Friedrich Engels & Karl Marx
✆ J. Stephensson
Étienne Balibar

L’appréciation des analyses consacrées par Marx et Engels à la question du parti révolutionnaire dépend d’une question préalable qu’il faut poser au moins schématiquement. N’y a-t-il pas chez eux, en fait, deux discours concurrents, diversement entrecroisés, sur la question du « parti » ? Le premier s’énoncerait sur le mode de l’analyse de ce qui est, historiquement, et qu’il s’agit d’expliquer. De ce point de vue, il n’y a pas « le » parti, selon un concept posé en soi avant ses réalisations plus ou moins imparfaites : il y a des formes d’organisation ouvrières et prolétariennes multiples, avec leur idéologie contradictoire, surgies de conditions économiques et politiques déterminées, et qui jouent un rôle plus ou moins durable dans les luttes de classes ; tels le chartisme, les organisations secrètes de type blanquiste, la « Ligue des communistes », les Trade-unions, l’Association internationale des travailleurs, l’Union générale des ouvriers allemands (lassallienne), etc.

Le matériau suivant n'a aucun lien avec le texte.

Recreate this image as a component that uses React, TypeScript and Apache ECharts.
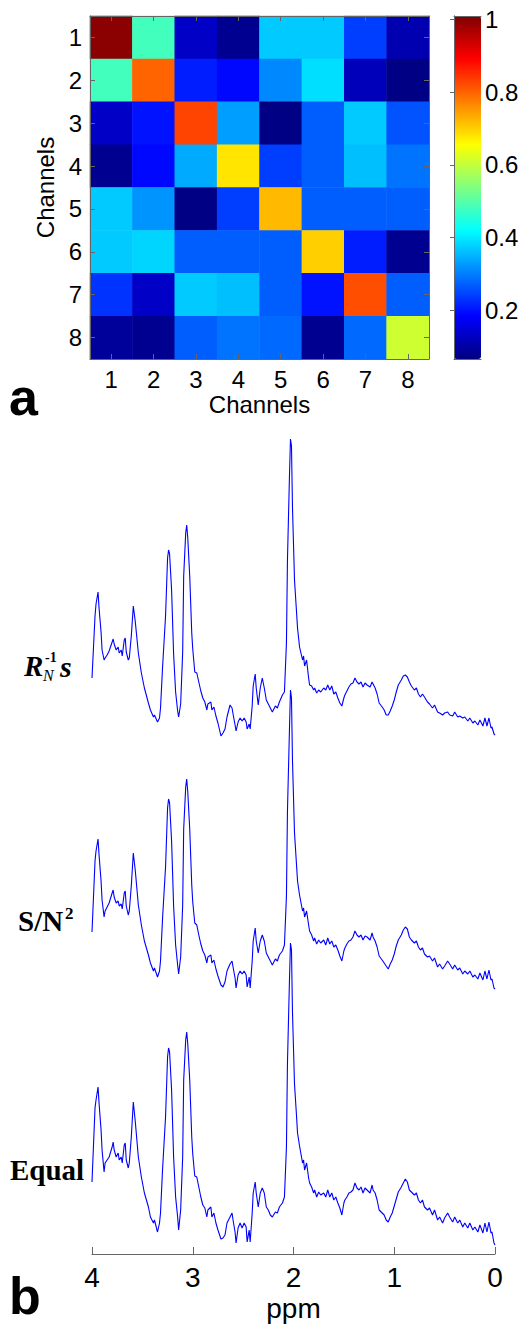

Mais à côté de ce discours analytique, et généralement critique, figure aussi semble-t-il un discours normatif, sur le mode du devoir-être : énonçant, sur la base d’une théorie des tendances historiques à long terme, ce que doit être le « parti prolétarien » pour être conforme à son concept, c’est-à-dire à sa destinationhistorique : la conquête du pouvoir politique par le prolétariat en vue de l’abolition de l’exploitation capitaliste.